- Binance introduces PRER to prevent extreme price slippage
- Orders will execute only within a dynamic price range
- Spot trading gets safeguards similar to futures markets
Binance is quietly rolling out a change that most traders won’t notice, until they really need it. Starting April 14, the exchange will introduce the Spot Price Range Execution Rule, or PRER, a mechanism designed to stop orders from filling at extreme prices during volatile market conditions. It’s not flashy, but it addresses a very real problem.

Anyone who’s traded during a sudden move knows how messy things can get. Liquidity disappears, spreads widen, and suddenly your market order fills at a price that feels… wrong. Not technically broken, just far from what you expected. PRER is meant to reduce those moments.

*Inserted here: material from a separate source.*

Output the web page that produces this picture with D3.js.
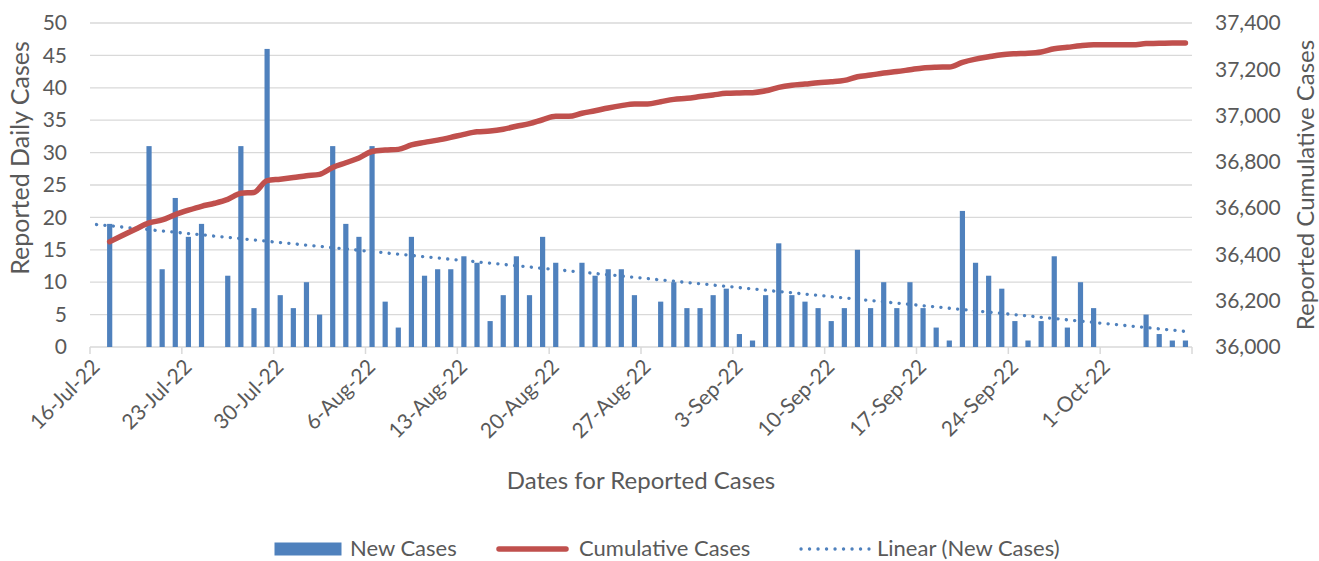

A Built-In Guardrail for Spot Trading
The idea behind PRER is fairly straightforward. It creates a dynamic price band around where trades can execute. If the price moves outside that band, the order simply won’t fill at that level.
That band isn’t fixed either, it adjusts in real time based on market conditions. So during calm periods, it stays tight, but when volatility spikes, it expands. It’s more of a flexible boundary than a hard limit.
Market Orders Feel This the Most
This change mainly affects traders using market orders, especially in fast-moving or low-liquidity situations. Those are the moments where slippage can get severe, and where this kind of protection matters most.
In some cases, orders may now partially fill or even expire if the market moves too quickly beyond the acceptable range. That might feel frustrating in the moment, but it’s generally better than getting filled at a price that doesn’t reflect fair value.

Spot Trading Is Catching Up to Futures
What’s interesting is that this kind of safeguard already exists in futures markets. Derivatives traders have had similar protections for a while, so this move brings spot trading a bit closer in terms of risk management tools.
It’s not a major overhaul, but it’s a structural improvement. And in markets where volatility is constant, small protections can make a noticeable difference over time.
A Quiet Upgrade That Fixes a Real Problem
For traders who mostly use limit orders, this probably won’t change much day to day. But for anyone who’s ever hit a market order during a sharp move and regretted it immediately, this is quietly good news.
It’s one of those updates that doesn’t get much attention, but solves something that’s been sitting in the background for years.